-- START OF DATA SUPPLIED --

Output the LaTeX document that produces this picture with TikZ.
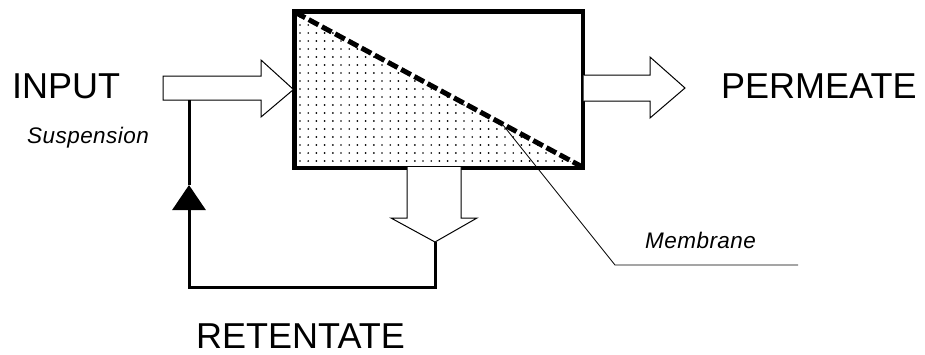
\documentclass[tikz,border=0pt]{standalone}
\usepackage{fontspec}
\setmainfont{Liberation Sans}
\usetikzlibrary{arrows.meta}
\begin{document}
\begin{tikzpicture}[x=1pt,y=-1pt,
  bigtext/.style={font=\fontsize{36}{40}\selectfont, inner sep=0pt, anchor=base west},
  smalltext/.style={font=\fontsize{22.5}{26}\selectfont\itshape\addfontfeatures{LetterSpace=2}, inner sep=0pt, anchor=base west},
  blockarrow/.style={draw=black, line width=1pt, fill=white, line join=miter},
  flow/.style={line width=3pt},
  leader/.style={line width=0.8pt}]
\useasboundingbox (0,0) rectangle (925,354);
% membrane module
\node[draw, line width=3pt, minimum width=287pt, minimum height=155pt, inner sep=0pt] (box) at (438.5,89.5) {};
% dotted retentate side
\begin{scope}
  \clip (box.north west) -- (box.south west) -- (box.south east) -- cycle;
  \foreach \j in {0,...,19} {
    \foreach \i in {0,...,35} {
      \fill ({300+8.2*\i},{17+8*\j}) circle (0.95pt);
    }
  }
\end{scope}
\draw[line width=3pt] (box.north west) rectangle (box.south east);
% membrane (dashed diagonal)
\draw[line width=5pt, dash pattern=on 11pt off 4pt] ([shift={(2,2)}]box.north west) -- ([shift={(-2,-2)}]box.south east);
% input arrow
\coordinate (inTip) at (box.west);
\draw[blockarrow] (163,76) -- (261,76) -- (261,60) -- (inTip) -- (261,117) -- (261,100) -- (163,100) -- cycle;
% permeate arrow
\coordinate (peTip) at (685,88);
\draw[blockarrow] (box.east |- 0,75) -- (650,75) -- (650,57) -- (peTip) -- (650,118) -- (650,101) -- (box.east |- 0,101);
% retentate arrow
\coordinate (reTip) at (435,242);
\draw[blockarrow] (407,167) -- (407,218) -- (391,218) -- (reTip) -- (477,218) -- (461,218) -- (461,167);
% recycle loop
\coordinate (loopBR) at (435,287);
\coordinate (loopBL) at (189,287);
\coordinate (loopMid) at (189,185);
\coordinate (loopTop) at (189,100);
\draw[flow, line join=miter] (reTip) -- (loopBR) -- (loopBL) -- (189,212);
\draw[flow, -{Triangle[width=33pt,length=25pt]}] (189,215) -- (loopMid);
\draw[flow] (loopMid) -- (loopTop);
% membrane leader
\coordinate (memA) at (503,125);
\coordinate (memB) at (615,265);
\coordinate (memC) at (798,265);
\draw[leader] (memA) -- (memB) -- (memC);
% labels
\node[bigtext] (input) at (12,98) {INPUT};
\node[bigtext] (permeate) at (721,98) {PERMEATE};
\node[bigtext] (retentate) at (196,348) {RETENTATE};
\node[smalltext] (susp) at (27,143) {Suspension};
\node[smalltext] (memb) at (645,248) {Membrane};
\end{tikzpicture}
\end{document}
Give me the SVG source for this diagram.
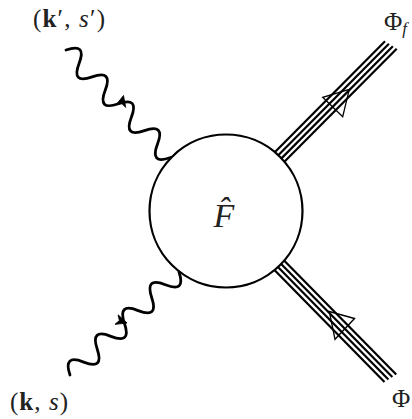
<svg xmlns="http://www.w3.org/2000/svg" width="412" height="419" viewBox="0 0 412 419">
<style>
.w{fill:none;stroke:#000;stroke-width:2.8;stroke-linecap:round;stroke-linejoin:round}
.b{fill:none;stroke:#000;stroke-width:2.2}
.oa{fill:none;stroke:#000;stroke-width:1.3;stroke-linejoin:miter}
.ah{fill:#000;stroke:#000;stroke-width:0.8;stroke-linejoin:round}
.t{font-family:"Liberation Serif","DejaVu Serif",serif;fill:#222}
</style>
<defs>
<path id="wave" d="M0,0 c6.25,-13.6 12.5,-13.6 18.75,0 c6.25,13.6 12.5,13.6 18.75,0 c6.25,-13.6 12.5,-13.6 18.75,0 c6.25,13.6 12.5,13.6 18.75,0 c6.25,-13.6 12.5,-13.6 18.75,0 c6.25,13.6 12.5,13.6 18.75,0 c6.25,-13.6 12.5,-13.6 18.75,0 c6.25,13.6 12.5,13.6 18.75,0"/>
<path id="stealth" d="M0,0 L-11,-5 L-8,0 L-11,5 Z"/>
</defs>
<g id="connectors">
<g id="photon-out" transform="translate(66,50) rotate(45.8)"><use href="#wave" class="w"/></g>
<use href="#stealth" class="ah" transform="translate(123.5,95.5) rotate(-76)"/>
<g id="photon-in" transform="translate(70,375) rotate(-43.4)"><use href="#wave" class="w"/></g>
<use href="#stealth" class="ah" transform="translate(127,323) rotate(18)"/>
<g id="scalar-out" transform="translate(226,211) rotate(-45.2)">
<line class="b" x1="76" y1="-6.75" x2="232.5" y2="-6.75"/>
<line class="b" x1="76.4" y1="-2.25" x2="233.5" y2="-2.25"/>
<line class="b" x1="76.4" y1="2.25" x2="234.5" y2="2.25"/>
<line class="b" x1="76" y1="6.75" x2="235.5" y2="6.75"/>
</g>
<path class="oa" d="M349.3,89.3 L322.7,97.3 L342.7,116.7 Z"/>
<g id="scalar-in" transform="translate(226,211) rotate(45.5)">
<line class="b" x1="76" y1="-6.75" x2="236" y2="-6.75"/>
<line class="b" x1="76.4" y1="-2.25" x2="235" y2="-2.25"/>
<line class="b" x1="76.4" y1="2.25" x2="234" y2="2.25"/>
<line class="b" x1="76" y1="6.75" x2="233" y2="6.75"/>
</g>
<path class="oa" d="M354.5,318.5 L329.3,311.5 L335,339.3 Z"/>
</g>
<g id="vertex">
<circle cx="226" cy="211" r="76.5" fill="#fff" stroke="#000" stroke-width="2.2"/>
<text class="t" x="224" y="227" font-size="34" font-style="italic" text-anchor="middle">F̂</text>
</g>
<g id="label-kp"><text class="t" x="33" y="27" font-size="25" textLength="72" lengthAdjust="spacing">(<tspan font-weight="bold">k</tspan>′, <tspan font-style="italic">s</tspan>′)</text></g>
<g id="label-k"><text class="t" x="10" y="410" font-size="25" textLength="58" lengthAdjust="spacing">(<tspan font-weight="bold">k</tspan>, <tspan font-style="italic">s</tspan>)</text></g>
<g id="label-phif"><text class="t" x="384" y="30" font-size="25">Φ<tspan font-size="17" font-style="italic" dy="4">f</tspan></text></g>
<g id="label-phi"><text class="t" x="392" y="407" font-size="25">Φ</text></g>
</svg>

-- END OF DATA SUPPLIED --

## [EXERCISE DIRECTIONS]
Your task is to set down the records shown above exactly, minus any pictures.

## [PROBLEM SOLUTION]
Output the LaTeX document that produces this picture with TikZ.
\documentclass[tikz,border=0pt]{standalone}
\usepackage{fontspec}
\setmainfont{Liberation Sans}
\usetikzlibrary{arrows.meta}
\begin{document}
\begin{tikzpicture}[x=1pt,y=-1pt,
  bigtext/.style={font=\fontsize{36}{40}\selectfont, inner sep=0pt, anchor=base west},
  smalltext/.style={font=\fontsize{22.5}{26}\selectfont\itshape\addfontfeatures{LetterSpace=2}, inner sep=0pt, anchor=base west},
  blockarrow/.style={draw=black, line width=1pt, fill=white, line join=miter},
  flow/.style={line width=3pt},
  leader/.style={line width=0.8pt}]
\useasboundingbox (0,0) rectangle (925,354);
% membrane module
\node[draw, line width=3pt, minimum width=287pt, minimum height=155pt, inner sep=0pt] (box) at (438.5,89.5) {};
% dotted retentate side
\begin{scope}
  \clip (box.north west) -- (box.south west) -- (box.south east) -- cycle;
  \foreach \j in {0,...,19} {
    \foreach \i in {0,...,35} {
      \fill ({300+8.2*\i},{17+8*\j}) circle (0.95pt);
    }
  }
\end{scope}
\draw[line width=3pt] (box.north west) rectangle (box.south east);
% membrane (dashed diagonal)
\draw[line width=5pt, dash pattern=on 11pt off 4pt] ([shift={(2,2)}]box.north west) -- ([shift={(-2,-2)}]box.south east);
% input arrow
\coordinate (inTip) at (box.west);
\draw[blockarrow] (163,76) -- (261,76) -- (261,60) -- (inTip) -- (261,117) -- (261,100) -- (163,100) -- cycle;
% permeate arrow
\coordinate (peTip) at (685,88);
\draw[blockarrow] (box.east |- 0,75) -- (650,75) -- (650,57) -- (peTip) -- (650,118) -- (650,101) -- (box.east |- 0,101);
% retentate arrow
\coordinate (reTip) at (435,242);
\draw[blockarrow] (407,167) -- (407,218) -- (391,218) -- (reTip) -- (477,218) -- (461,218) -- (461,167);
% recycle loop
\coordinate (loopBR) at (435,287);
\coordinate (loopBL) at (189,287);
\coordinate (loopMid) at (189,185);
\coordinate (loopTop) at (189,100);
\draw[flow, line join=miter] (reTip) -- (loopBR) -- (loopBL) -- (189,212);
\draw[flow, -{Triangle[width=33pt,length=25pt]}] (189,215) -- (loopMid);
\draw[flow] (loopMid) -- (loopTop);
% membrane leader
\coordinate (memA) at (503,125);
\coordinate (memB) at (615,265);
\coordinate (memC) at (798,265);
\draw[leader] (memA) -- (memB) -- (memC);
% labels
\node[bigtext] (input) at (12,98) {INPUT};
\node[bigtext] (permeate) at (721,98) {PERMEATE};
\node[bigtext] (retentate) at (196,348) {RETENTATE};
\node[smalltext] (susp) at (27,143) {Suspension};
\node[smalltext] (memb) at (645,248) {Membrane};
\end{tikzpicture}
\end{document}
Give me the SVG source for this diagram.
<svg xmlns="http://www.w3.org/2000/svg" width="412" height="419" viewBox="0 0 412 419">
<style>
.w{fill:none;stroke:#000;stroke-width:2.8;stroke-linecap:round;stroke-linejoin:round}
.b{fill:none;stroke:#000;stroke-width:2.2}
.oa{fill:none;stroke:#000;stroke-width:1.3;stroke-linejoin:miter}
.ah{fill:#000;stroke:#000;stroke-width:0.8;stroke-linejoin:round}
.t{font-family:"Liberation Serif","DejaVu Serif",serif;fill:#222}
</style>
<defs>
<path id="wave" d="M0,0 c6.25,-13.6 12.5,-13.6 18.75,0 c6.25,13.6 12.5,13.6 18.75,0 c6.25,-13.6 12.5,-13.6 18.75,0 c6.25,13.6 12.5,13.6 18.75,0 c6.25,-13.6 12.5,-13.6 18.75,0 c6.25,13.6 12.5,13.6 18.75,0 c6.25,-13.6 12.5,-13.6 18.75,0 c6.25,13.6 12.5,13.6 18.75,0"/>
<path id="stealth" d="M0,0 L-11,-5 L-8,0 L-11,5 Z"/>
</defs>
<g id="connectors">
<g id="photon-out" transform="translate(66,50) rotate(45.8)"><use href="#wave" class="w"/></g>
<use href="#stealth" class="ah" transform="translate(123.5,95.5) rotate(-76)"/>
<g id="photon-in" transform="translate(70,375) rotate(-43.4)"><use href="#wave" class="w"/></g>
<use href="#stealth" class="ah" transform="translate(127,323) rotate(18)"/>
<g id="scalar-out" transform="translate(226,211) rotate(-45.2)">
<line class="b" x1="76" y1="-6.75" x2="232.5" y2="-6.75"/>
<line class="b" x1="76.4" y1="-2.25" x2="233.5" y2="-2.25"/>
<line class="b" x1="76.4" y1="2.25" x2="234.5" y2="2.25"/>
<line class="b" x1="76" y1="6.75" x2="235.5" y2="6.75"/>
</g>
<path class="oa" d="M349.3,89.3 L322.7,97.3 L342.7,116.7 Z"/>
<g id="scalar-in" transform="translate(226,211) rotate(45.5)">
<line class="b" x1="76" y1="-6.75" x2="236" y2="-6.75"/>
<line class="b" x1="76.4" y1="-2.25" x2="235" y2="-2.25"/>
<line class="b" x1="76.4" y1="2.25" x2="234" y2="2.25"/>
<line class="b" x1="76" y1="6.75" x2="233" y2="6.75"/>
</g>
<path class="oa" d="M354.5,318.5 L329.3,311.5 L335,339.3 Z"/>
</g>
<g id="vertex">
<circle cx="226" cy="211" r="76.5" fill="#fff" stroke="#000" stroke-width="2.2"/>
<text class="t" x="224" y="227" font-size="34" font-style="italic" text-anchor="middle">F̂</text>
</g>
<g id="label-kp"><text class="t" x="33" y="27" font-size="25" textLength="72" lengthAdjust="spacing">(<tspan font-weight="bold">k</tspan>′, <tspan font-style="italic">s</tspan>′)</text></g>
<g id="label-k"><text class="t" x="10" y="410" font-size="25" textLength="58" lengthAdjust="spacing">(<tspan font-weight="bold">k</tspan>, <tspan font-style="italic">s</tspan>)</text></g>
<g id="label-phif"><text class="t" x="384" y="30" font-size="25">Φ<tspan font-size="17" font-style="italic" dy="4">f</tspan></text></g>
<g id="label-phi"><text class="t" x="392" y="407" font-size="25">Φ</text></g>
</svg>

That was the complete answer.